Bisnis.com, JAKARTA – Mahkamah Agung (MA) memerintahkan Komisi Pemilihan Umum (KPU) mencabut aturan yang mempermudah para eks narapidana korupsi menjadi calon legislatif di Pemilu 2024.
Menanggapi putusan itu, KPU menggelar diskusi bersama para ahli hukum untuk menyikapi putusan MA itu pada Senin (2/10/2023). Komisioner KPU M. Afifuddin menyatakan pihaknya masih menampung setiap masukan dari para ahli.
Meski demikian, dia belum tidak memastikan apakah KPU akan melaksanakan putusan MA. Mereka baru akan mau membahasnya secara internal, usai terima masukan dari ahli ekternal.

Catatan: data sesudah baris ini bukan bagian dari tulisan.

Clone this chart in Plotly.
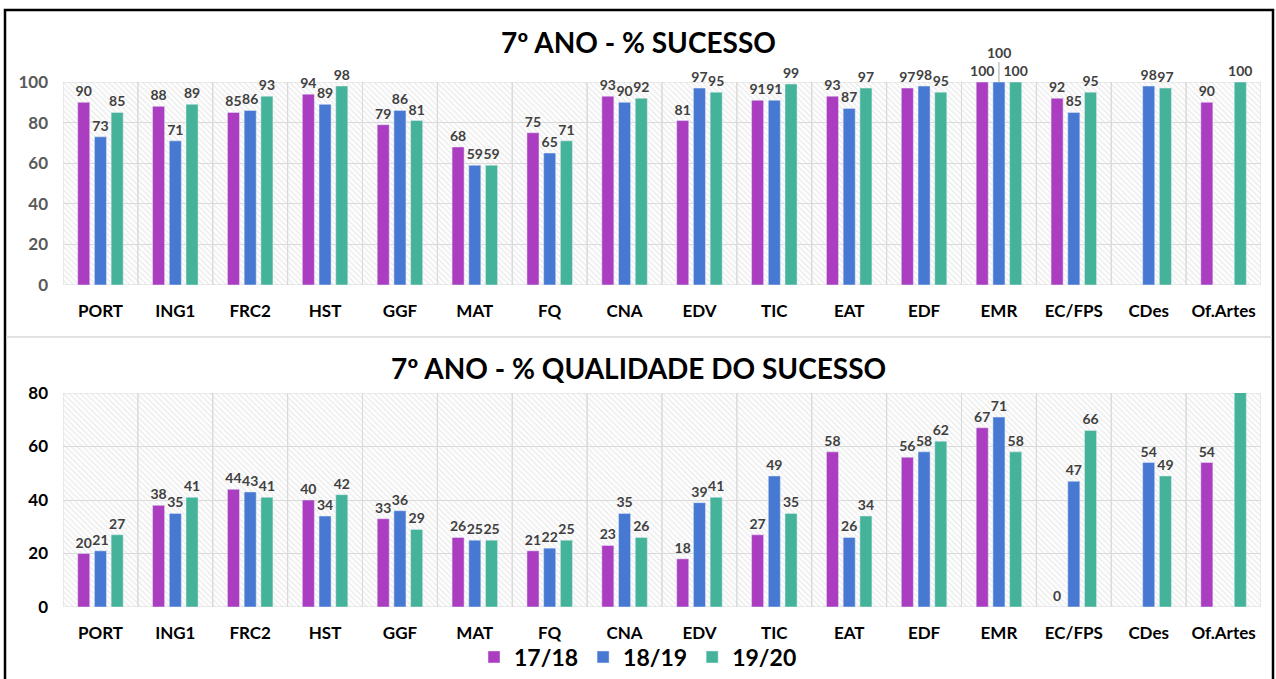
import plotly.graph_objects as go

categories = ["PORT", "ING1", "FRC2", "HST", "GGF", "MAT", "FQ", "CNA", "EDV",
              "TIC", "EAT", "EDF", "EMR", "EC/FPS", "CDes", "Of.Artes"]
series_names = ["17/18", "18/19", "19/20"]

sucesso_1718 = [90, 88, 85, 94, 79, 68, 75, 93, 81, 91, 93, 97, 100, 92, None, 90]
sucesso_1819 = [73, 71, 86, 89, 86, 59, 65, 90, 97, 91, 87, 98, 100, 85, 98, None]
sucesso_1920 = [85, 89, 93, 98, 81, 59, 71, 92, 95, 99, 97, 95, 100, 95, 97, 100]

qualidade_1718 = [20, 38, 44, 40, 33, 26, 21, 23, 18, 27, 58, 56, 67, 0, None, 54]
qualidade_1819 = [21, 35, 43, 34, 36, 25, 22, 35, 39, 49, 26, 58, 71, 47, 54, None]
qualidade_1920 = [27, 41, 41, 42, 29, 25, 25, 26, 41, 35, 34, 62, 58, 66, 49, 100]

top_ticks = [0, 20, 40, 60, 80, 100]
bottom_ticks = [0, 20, 40, 60, 80]

colors = ["#AB3DC1", "#4779D3", "#44B39A"]
FONT = "Lato"
W, H = 1276, 679

def py(px):
    return 1 - px / H

def pxx(px):
    return px / W

fig = go.Figure()

def label_texts(vals, ymax, skip=None):
    out = []
    for i, v in enumerate(vals):
        if v is None or v > ymax or (skip is not None and i == skip):
            out.append("")
        else:
            out.append(str(v))
    return out

# background hatched cells
for xa, ya, ymax in (("x", "y", top_ticks[-1]), ("x3", "y3", bottom_ticks[-1])):
    fig.add_trace(go.Bar(
        x=categories, y=[ymax] * len(categories), width=1,
        xaxis=xa, yaxis=ya, showlegend=False, hoverinfo="skip",
        marker=dict(color="rgba(0,0,0,0)",
                    line=dict(color="#D9D9D9", width=1),
                    pattern=dict(shape="\\", fgcolor="#DEDEDE",
                                 bgcolor="rgba(0,0,0,0)", size=4, solidity=0.45)),
    ))

emr_idx = categories.index("EMR")
LABEL_FONT = dict(family=FONT, size=14, color="#404040", weight="bold")

top_series = [sucesso_1718, sucesso_1819, sucesso_1920]
for k, (name, vals) in enumerate(zip(series_names, top_series)):
    fig.add_trace(go.Bar(
        x=categories, y=vals, name=name, xaxis="x2", yaxis="y",
        marker=dict(color=colors[k]), showlegend=False,
        text=label_texts(vals, top_ticks[-1], skip=emr_idx if k == 1 else None),
        textposition="outside", cliponaxis=False, constraintext="none",
        textfont=LABEL_FONT,
    ))

bottom_series = [qualidade_1718, qualidade_1819, qualidade_1920]
for k, (name, vals) in enumerate(zip(series_names, bottom_series)):
    fig.add_trace(go.Bar(
        x=categories, y=vals, name=name, xaxis="x4", yaxis="y3",
        marker=dict(color=colors[k]), showlegend=True,
        text=label_texts(vals, bottom_ticks[-1]),
        textposition="outside", cliponaxis=True, constraintext="none",
        textfont=LABEL_FONT,
    ))

# EMR 18/19 label displaced with leader line
fig.add_annotation(x="EMR", y=sucesso_1819[emr_idx], xref="x2", yref="y",
                   text=str(sucesso_1819[emr_idx]), showarrow=True, arrowhead=0,
                   arrowwidth=1, arrowcolor="#A6A6A6", ax=0, ay=-30,
                   font=LABEL_FONT)

xdom = [pxx(63), pxx(1261)]
top_dom = [py(285), py(82)]
bot_dom = [py(607), py(393)]

common_x = dict(type="category", categoryorder="array", categoryarray=categories,
                range=[-0.5, len(categories) - 0.5], showgrid=False, zeroline=False,
                fixedrange=True, automargin=False)
XTICK_FONT = dict(family=FONT, size=17, color="#000000", weight="bold")

fig.update_layout(
    width=W, height=H,
    margin=dict(l=0, r=0, t=0, b=0, autoexpand=False),
    paper_bgcolor="white", plot_bgcolor="rgba(0,0,0,0)",
    barmode="group", bargap=0.33, bargroupgap=0.28,
    font=dict(family=FONT),
    xaxis=dict(domain=xdom, anchor="y", showticklabels=True, tickfont=XTICK_FONT,
               ticks="", ticklabelstandoff=14, **common_x),
    xaxis2=dict(domain=xdom, anchor="y", overlaying="x", showticklabels=False, **common_x),
    xaxis3=dict(domain=xdom, anchor="y3", showticklabels=True, tickfont=XTICK_FONT,
                ticks="", ticklabelstandoff=14, **common_x),
    xaxis4=dict(domain=xdom, anchor="y3", overlaying="x3", showticklabels=False, **common_x),
    yaxis=dict(domain=top_dom, anchor="x", range=[top_ticks[0], top_ticks[-1]],
               tickvals=top_ticks, showgrid=True, gridcolor="#D9D9D9", gridwidth=1,
               zeroline=False, ticklabelstandoff=14, fixedrange=True, automargin=False,
               tickfont=dict(family=FONT, size=17, color="#595959", weight="bold")),
    yaxis3=dict(domain=bot_dom, anchor="x3", range=[bottom_ticks[0], bottom_ticks[-1]],
                tickvals=bottom_ticks, showgrid=True, gridcolor="#D9D9D9", gridwidth=1,
                zeroline=False, ticklabelstandoff=14, fixedrange=True, automargin=False,
                tickfont=dict(family=FONT, size=17, color="#000000", weight="bold")),
    legend=dict(orientation="h", x=0.5, xanchor="center", y=py(657), yanchor="middle",
                font=dict(family=FONT, size=23, color="#000000", weight="bold"),
                itemwidth=30, tracegroupgap=0, bgcolor="rgba(0,0,0,0)"),
    showlegend=True,
)

TITLE_FONT = dict(family=FONT, size=28, color="#000000", weight="bold")
fig.add_annotation(text="7º ANO - % SUCESSO", x=0.5, y=py(42), xref="paper", yref="paper",
                   showarrow=False, xanchor="center", yanchor="middle", font=TITLE_FONT)
fig.add_annotation(text="7º ANO - % QUALIDADE DO SUCESSO", x=0.5, y=py(368),
                   xref="paper", yref="paper", showarrow=False, xanchor="center",
                   yanchor="middle", font=TITLE_FONT)

# frame and divider
fig.add_shape(type="rect", xref="paper", yref="paper", x0=pxx(5), x1=pxx(1273),
              y0=-0.02, y1=py(10), line=dict(color="#000000", width=2.5),
              fillcolor="rgba(0,0,0,0)", layer="above")
fig.add_shape(type="line", xref="paper", yref="paper", x0=pxx(6), x1=pxx(1272),
              y0=py(337), y1=py(337), line=dict(color="#D9D9D9", width=1.5))

fig.write_html("out.html",
               config={"displayModeBar": False},
               post_script="document.body.style.margin='0';"
                           "document.body.style.overflow='hidden';")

“[Bukan dilaksanakan] bahasanya ditindaklanjuti [putusan MA itu], gitu ya,” ujar Afifuddin kepada wartawan, Senin (2/10/2023).

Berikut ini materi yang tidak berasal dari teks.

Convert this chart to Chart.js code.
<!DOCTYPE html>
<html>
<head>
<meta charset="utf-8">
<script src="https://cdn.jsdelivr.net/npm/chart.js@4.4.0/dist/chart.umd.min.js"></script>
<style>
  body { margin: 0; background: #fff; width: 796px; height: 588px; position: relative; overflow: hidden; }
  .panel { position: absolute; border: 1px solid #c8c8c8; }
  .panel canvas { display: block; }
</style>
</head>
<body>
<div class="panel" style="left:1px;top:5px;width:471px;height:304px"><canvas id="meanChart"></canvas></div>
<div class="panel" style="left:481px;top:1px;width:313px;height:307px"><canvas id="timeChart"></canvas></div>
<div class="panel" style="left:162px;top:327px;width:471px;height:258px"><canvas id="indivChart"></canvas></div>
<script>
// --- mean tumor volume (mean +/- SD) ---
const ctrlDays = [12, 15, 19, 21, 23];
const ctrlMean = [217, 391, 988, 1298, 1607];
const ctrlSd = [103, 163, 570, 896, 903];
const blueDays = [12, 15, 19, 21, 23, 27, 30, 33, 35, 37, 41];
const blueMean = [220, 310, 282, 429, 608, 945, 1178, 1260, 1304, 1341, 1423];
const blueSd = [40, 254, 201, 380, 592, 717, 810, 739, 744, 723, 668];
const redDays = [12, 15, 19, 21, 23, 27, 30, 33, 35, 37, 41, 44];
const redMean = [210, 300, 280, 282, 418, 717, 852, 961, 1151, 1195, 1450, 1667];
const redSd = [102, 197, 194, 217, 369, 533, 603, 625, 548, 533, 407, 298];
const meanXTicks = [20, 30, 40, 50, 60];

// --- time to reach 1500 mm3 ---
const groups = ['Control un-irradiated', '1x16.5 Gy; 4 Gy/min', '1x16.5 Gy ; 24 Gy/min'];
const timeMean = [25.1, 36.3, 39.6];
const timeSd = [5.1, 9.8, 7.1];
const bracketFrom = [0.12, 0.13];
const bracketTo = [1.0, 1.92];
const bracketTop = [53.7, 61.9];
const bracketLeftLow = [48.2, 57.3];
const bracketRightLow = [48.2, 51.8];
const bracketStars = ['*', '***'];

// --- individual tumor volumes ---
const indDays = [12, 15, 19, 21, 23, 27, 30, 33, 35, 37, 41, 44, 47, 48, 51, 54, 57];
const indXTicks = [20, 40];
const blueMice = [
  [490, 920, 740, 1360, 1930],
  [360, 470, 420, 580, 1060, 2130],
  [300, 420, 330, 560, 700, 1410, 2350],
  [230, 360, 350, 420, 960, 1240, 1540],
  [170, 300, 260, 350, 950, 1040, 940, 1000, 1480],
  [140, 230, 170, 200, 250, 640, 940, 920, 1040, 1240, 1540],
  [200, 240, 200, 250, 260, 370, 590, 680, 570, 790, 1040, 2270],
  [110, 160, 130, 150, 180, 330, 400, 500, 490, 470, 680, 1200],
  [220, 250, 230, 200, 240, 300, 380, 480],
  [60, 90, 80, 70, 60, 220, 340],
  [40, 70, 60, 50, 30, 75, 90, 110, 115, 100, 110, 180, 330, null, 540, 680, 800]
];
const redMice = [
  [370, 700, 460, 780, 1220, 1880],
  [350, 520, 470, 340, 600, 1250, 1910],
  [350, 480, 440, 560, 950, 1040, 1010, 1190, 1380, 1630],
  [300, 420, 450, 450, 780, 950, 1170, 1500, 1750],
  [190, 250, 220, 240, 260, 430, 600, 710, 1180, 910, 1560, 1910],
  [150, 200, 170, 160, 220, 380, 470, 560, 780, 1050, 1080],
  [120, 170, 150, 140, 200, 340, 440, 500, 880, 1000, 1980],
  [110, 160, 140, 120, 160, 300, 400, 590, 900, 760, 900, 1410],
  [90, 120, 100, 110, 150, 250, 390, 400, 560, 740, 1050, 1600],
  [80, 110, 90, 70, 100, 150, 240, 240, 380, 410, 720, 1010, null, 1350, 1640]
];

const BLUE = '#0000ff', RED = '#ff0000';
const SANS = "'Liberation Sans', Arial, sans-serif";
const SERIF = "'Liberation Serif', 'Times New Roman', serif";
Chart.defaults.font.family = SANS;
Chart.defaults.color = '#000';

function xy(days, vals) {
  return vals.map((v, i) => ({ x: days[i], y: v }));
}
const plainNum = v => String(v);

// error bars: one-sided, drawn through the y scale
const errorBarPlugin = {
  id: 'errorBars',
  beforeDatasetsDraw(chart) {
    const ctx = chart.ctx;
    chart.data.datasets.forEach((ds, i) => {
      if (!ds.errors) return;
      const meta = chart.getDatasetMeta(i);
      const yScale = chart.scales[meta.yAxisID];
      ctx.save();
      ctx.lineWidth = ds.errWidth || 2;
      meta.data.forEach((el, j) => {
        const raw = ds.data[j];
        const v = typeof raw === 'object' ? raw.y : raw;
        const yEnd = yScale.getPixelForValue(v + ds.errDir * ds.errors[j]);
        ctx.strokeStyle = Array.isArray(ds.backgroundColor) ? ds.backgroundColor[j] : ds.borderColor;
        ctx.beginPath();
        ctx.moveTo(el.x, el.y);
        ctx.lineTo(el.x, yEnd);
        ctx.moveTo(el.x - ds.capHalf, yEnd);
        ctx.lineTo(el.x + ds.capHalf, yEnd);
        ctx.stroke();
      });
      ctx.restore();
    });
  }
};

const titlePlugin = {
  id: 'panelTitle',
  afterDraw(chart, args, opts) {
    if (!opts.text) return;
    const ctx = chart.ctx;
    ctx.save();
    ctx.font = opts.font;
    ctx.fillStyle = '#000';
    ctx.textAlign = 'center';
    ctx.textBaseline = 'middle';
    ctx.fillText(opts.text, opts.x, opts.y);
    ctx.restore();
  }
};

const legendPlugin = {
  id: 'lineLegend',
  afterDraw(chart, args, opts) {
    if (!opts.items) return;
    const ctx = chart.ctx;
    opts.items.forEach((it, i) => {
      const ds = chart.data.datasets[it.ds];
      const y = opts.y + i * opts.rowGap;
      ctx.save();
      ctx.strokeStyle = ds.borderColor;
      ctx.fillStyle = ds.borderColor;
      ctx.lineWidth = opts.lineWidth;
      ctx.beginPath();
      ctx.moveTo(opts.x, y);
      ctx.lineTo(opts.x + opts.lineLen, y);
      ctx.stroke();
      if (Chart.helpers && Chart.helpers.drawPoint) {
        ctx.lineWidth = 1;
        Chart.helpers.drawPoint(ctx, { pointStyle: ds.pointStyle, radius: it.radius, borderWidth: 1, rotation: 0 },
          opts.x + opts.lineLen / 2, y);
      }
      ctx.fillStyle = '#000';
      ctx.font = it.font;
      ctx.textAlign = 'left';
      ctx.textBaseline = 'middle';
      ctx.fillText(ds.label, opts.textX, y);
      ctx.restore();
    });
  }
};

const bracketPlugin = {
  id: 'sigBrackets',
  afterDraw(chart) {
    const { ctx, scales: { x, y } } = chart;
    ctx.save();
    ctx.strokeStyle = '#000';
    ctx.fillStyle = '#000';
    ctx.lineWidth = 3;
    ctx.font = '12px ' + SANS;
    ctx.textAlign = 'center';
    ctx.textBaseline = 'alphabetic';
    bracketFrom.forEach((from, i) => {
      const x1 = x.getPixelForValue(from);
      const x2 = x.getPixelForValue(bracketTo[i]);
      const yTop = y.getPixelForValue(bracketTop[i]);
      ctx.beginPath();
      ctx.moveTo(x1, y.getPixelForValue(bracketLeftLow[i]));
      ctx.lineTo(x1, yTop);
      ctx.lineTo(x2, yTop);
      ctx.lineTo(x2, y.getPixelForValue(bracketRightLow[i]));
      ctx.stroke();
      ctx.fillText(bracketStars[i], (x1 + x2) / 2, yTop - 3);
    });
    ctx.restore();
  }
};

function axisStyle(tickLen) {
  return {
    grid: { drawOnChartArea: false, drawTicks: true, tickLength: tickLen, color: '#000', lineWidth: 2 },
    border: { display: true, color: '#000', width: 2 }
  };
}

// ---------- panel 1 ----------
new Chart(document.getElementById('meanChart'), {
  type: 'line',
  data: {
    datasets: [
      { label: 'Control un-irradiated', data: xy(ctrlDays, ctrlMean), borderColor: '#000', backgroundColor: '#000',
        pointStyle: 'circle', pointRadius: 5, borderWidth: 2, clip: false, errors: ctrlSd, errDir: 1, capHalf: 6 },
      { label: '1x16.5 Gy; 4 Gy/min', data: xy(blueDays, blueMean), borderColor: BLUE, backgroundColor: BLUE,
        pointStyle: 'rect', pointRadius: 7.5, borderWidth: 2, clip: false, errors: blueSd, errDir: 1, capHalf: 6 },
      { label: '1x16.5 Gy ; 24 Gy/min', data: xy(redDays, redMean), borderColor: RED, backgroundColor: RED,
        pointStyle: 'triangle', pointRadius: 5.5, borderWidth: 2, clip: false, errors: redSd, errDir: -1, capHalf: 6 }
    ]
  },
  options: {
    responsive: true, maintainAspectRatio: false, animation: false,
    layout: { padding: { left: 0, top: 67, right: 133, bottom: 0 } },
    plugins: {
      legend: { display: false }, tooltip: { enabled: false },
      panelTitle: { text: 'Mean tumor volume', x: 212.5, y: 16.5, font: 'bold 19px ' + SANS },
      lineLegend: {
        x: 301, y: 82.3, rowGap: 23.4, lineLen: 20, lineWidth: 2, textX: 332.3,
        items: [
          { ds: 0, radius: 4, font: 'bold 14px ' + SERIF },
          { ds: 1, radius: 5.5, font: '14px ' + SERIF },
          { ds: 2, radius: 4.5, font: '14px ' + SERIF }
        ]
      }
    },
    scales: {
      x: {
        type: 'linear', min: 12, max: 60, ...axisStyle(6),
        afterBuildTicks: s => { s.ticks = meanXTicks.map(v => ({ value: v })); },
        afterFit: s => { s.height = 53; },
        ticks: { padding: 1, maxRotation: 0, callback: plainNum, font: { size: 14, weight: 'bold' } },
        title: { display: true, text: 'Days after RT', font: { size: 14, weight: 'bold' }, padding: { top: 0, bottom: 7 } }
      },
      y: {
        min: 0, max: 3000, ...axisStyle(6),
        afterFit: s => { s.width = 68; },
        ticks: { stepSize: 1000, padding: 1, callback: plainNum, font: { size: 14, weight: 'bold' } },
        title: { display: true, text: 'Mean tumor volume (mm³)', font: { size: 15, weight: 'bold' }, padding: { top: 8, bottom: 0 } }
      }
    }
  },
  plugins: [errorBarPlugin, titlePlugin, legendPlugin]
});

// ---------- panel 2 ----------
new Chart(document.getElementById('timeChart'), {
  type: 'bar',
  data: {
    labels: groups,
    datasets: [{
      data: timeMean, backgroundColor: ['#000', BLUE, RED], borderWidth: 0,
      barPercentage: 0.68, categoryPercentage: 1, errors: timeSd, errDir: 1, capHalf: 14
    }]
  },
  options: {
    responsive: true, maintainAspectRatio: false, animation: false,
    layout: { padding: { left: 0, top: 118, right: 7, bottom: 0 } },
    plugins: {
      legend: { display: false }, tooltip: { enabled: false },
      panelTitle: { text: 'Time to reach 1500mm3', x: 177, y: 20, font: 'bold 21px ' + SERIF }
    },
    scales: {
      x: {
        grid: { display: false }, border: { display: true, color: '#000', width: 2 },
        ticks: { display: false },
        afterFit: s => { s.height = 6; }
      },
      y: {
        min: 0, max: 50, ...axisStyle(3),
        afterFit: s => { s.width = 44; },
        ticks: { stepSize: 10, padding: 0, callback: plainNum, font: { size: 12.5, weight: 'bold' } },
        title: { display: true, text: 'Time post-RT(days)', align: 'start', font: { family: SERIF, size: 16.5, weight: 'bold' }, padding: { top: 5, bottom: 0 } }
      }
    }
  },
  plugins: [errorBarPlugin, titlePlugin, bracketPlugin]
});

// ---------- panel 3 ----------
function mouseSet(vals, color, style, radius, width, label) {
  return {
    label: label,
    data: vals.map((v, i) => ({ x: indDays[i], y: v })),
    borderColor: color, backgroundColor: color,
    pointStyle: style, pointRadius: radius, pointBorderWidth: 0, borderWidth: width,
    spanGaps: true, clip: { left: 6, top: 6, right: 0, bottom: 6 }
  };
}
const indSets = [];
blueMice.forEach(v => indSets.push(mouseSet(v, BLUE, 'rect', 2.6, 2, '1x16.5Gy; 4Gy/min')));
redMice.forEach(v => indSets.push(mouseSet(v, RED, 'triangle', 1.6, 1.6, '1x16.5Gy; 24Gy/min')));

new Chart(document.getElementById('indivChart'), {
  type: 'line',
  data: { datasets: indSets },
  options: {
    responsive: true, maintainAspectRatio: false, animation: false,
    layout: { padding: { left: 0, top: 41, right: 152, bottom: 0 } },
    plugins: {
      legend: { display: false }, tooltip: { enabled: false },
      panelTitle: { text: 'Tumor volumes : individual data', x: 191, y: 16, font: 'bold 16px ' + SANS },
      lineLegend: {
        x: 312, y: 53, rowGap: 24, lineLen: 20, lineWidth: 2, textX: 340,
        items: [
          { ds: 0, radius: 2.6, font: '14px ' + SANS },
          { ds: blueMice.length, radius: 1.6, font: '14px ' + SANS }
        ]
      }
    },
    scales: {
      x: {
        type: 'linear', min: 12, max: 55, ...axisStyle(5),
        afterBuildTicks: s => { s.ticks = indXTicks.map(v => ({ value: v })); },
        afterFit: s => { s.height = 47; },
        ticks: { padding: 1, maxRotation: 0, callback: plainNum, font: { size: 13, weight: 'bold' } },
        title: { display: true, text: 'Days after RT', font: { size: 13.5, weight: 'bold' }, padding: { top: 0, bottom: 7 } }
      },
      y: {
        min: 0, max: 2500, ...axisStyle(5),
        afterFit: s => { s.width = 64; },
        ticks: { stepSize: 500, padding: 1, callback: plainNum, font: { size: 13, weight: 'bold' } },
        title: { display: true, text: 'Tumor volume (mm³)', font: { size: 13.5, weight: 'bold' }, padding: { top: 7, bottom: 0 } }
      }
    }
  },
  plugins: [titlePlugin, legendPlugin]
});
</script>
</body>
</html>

Adapun, perintah MA tersebut disampaikan dalam amar putusan perkara No. 38 P/HUM/2023. Perkara itu sendiri di ajukan oleh Indonesia Corruption Watch (ICW), Perkumpulan untuk Pemilu dan Demokrasi (Perludem), Saut Situmorang, dan Abraham Samad.
Para pemohon keberatan dengan Pasal 11 ayat (6) Peraturan KPU (PKPU) No. 10/2023 dan Pasal 18 ayat (2) PKPU No. 11/2023. Kedua pasal itu memperbolehkan eks koruptor yang telah menjalani vonis pencabutan hak politik, meski kurang dari lima tahun setelah bebas, bisa nyaleg.
Baca Juga
Padahal, dalam Pasal 240 ayat (1) huruf g dan Pasal 182 huruf g UU No.7/2017 dan Putusan Mahkamah Konstitusi (MK) no. 87/PUU-XX/2022 juncto no. 12/PUU-XXI/2023 diatur masa jeda 5 tahun bagi para eks koruptor untuk bisa nyaleg setelah keluar dari penjara. Akibatnya, MA mengabulkan uji materiil dua pasal PKPU itu.
“Mengabulkan permohonan keberatan hak uji materiil dari para Pemohon,” tulis putusan MA.
MA pun menyatakan Pasal 11 ayat (6) PKPU No. 10/2023 dan Pasal 18 ayat (2) PKPU No. 11/2023 tidak mempunyai kekuatan hukum mengikat dan tidak berlaku umum, begitu juga pedoman teknis dan pelaksaan di bawahnya.
Oleh sebab itu, MA juga memerintahkan kepada KPU untuk mencabut dua pasal itu. Bahkan, MA juga memerintahkan KPU membayar biaya perkara sebesar Rp1.000.000.
Dalam pertimbangannya, MA merasa KPU malah mempermudah para mantan koruptor kembali memperoleh jabatan publik bukan malah memberi efek jera seperti jeda lima tahun nyaleg layaknya yang diatur UU.
“Dengan berpandangan tindak pidana korupsi [tipikor] sebagai kejahatan luar biasa, maka pidana tambahan berupa pencabutan hak politik merupakan penambahan efek jera bagi pelaku kejahatan tipikor, sehingga sudah seharusnya KPU menyusun persyaratan yang lebih berat bagi pelaku kejahatan yang dijatuhi pidana pokok dan pidana tambahan berupa pencabutan hak politik,” tulis MA dalam pertimbangan yuridisnya.